WRITTEN INSTRUCTION: What lines of the data hold the string "that"? Pull each one out.

start

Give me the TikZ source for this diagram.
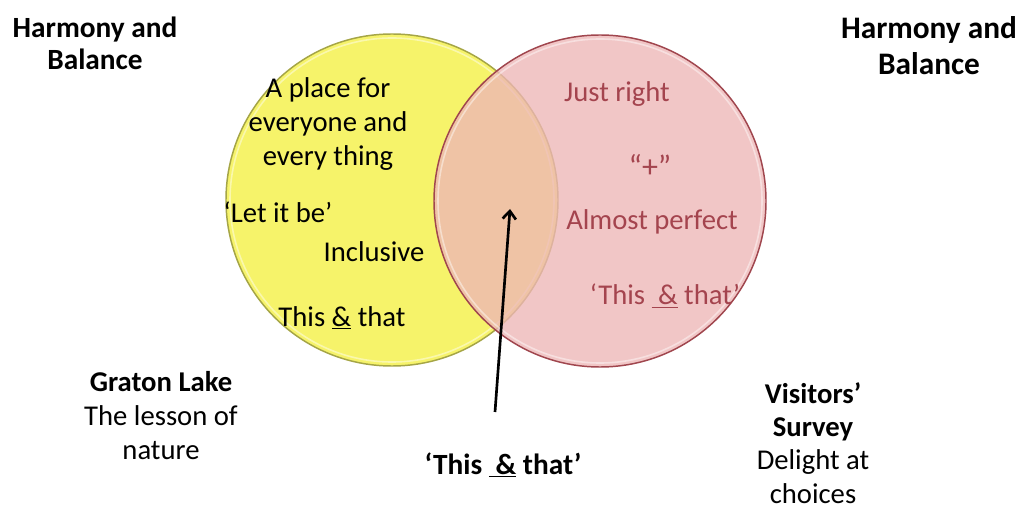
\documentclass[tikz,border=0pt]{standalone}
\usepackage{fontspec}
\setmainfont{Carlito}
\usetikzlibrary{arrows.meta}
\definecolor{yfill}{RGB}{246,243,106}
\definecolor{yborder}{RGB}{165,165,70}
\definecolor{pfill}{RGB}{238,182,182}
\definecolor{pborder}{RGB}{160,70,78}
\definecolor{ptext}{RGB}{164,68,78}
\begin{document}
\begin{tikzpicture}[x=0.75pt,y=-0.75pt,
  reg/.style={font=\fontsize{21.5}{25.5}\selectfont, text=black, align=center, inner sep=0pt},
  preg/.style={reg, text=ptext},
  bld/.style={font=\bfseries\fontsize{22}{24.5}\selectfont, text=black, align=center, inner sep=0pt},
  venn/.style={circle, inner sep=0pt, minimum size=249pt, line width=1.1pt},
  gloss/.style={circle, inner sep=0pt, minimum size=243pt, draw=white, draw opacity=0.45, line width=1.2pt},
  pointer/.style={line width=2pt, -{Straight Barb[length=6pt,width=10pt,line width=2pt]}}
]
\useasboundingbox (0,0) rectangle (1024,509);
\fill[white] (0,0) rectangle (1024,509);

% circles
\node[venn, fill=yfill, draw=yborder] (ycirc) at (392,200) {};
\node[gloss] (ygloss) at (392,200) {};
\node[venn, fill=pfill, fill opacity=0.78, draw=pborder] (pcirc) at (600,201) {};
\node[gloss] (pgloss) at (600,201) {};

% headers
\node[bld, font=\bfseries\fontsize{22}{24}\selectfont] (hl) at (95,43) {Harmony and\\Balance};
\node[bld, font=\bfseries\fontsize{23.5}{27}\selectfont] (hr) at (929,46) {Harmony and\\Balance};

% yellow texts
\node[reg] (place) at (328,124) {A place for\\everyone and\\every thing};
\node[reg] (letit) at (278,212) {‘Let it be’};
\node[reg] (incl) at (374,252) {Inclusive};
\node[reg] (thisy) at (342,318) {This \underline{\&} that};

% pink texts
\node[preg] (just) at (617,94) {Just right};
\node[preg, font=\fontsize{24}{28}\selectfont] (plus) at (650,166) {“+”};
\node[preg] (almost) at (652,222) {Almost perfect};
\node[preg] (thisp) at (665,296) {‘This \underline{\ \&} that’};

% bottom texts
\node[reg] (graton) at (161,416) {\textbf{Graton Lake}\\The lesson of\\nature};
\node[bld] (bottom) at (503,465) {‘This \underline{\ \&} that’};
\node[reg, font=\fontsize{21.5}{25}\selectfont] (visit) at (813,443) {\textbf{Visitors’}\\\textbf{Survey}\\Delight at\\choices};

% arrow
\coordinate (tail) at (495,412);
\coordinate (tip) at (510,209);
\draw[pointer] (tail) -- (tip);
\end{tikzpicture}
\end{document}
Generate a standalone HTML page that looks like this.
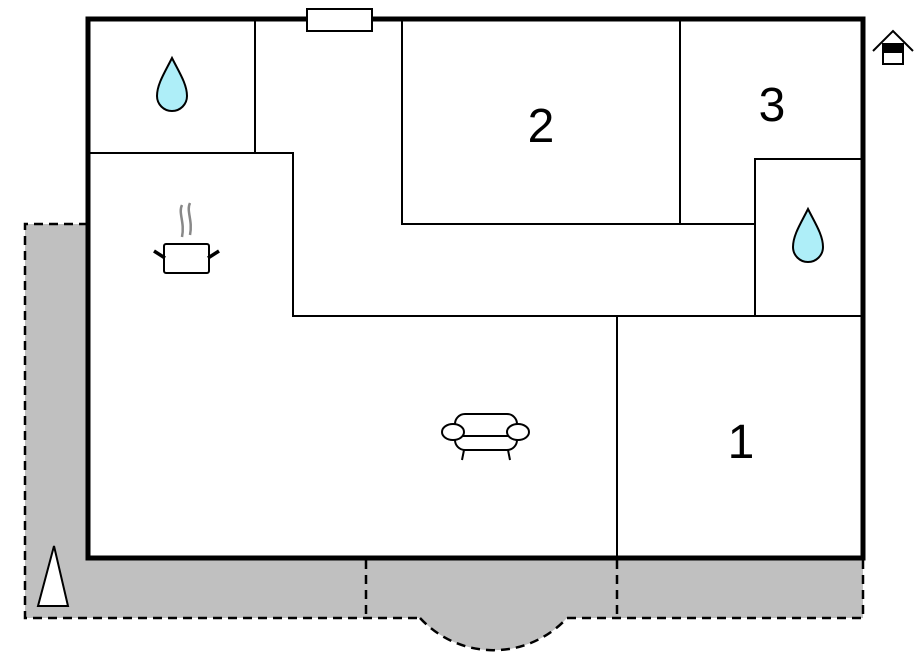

end

OUTPUT FOR THIS TASK:
\node[reg] (thisy) at (342,318) {This \underline{\&} that};
\node[preg] (thisp) at (665,296) {‘This \underline{\ \&} that’};
\node[bld] (bottom) at (503,465) {‘This \underline{\ \&} that’};
Generate a standalone HTML page that looks like this.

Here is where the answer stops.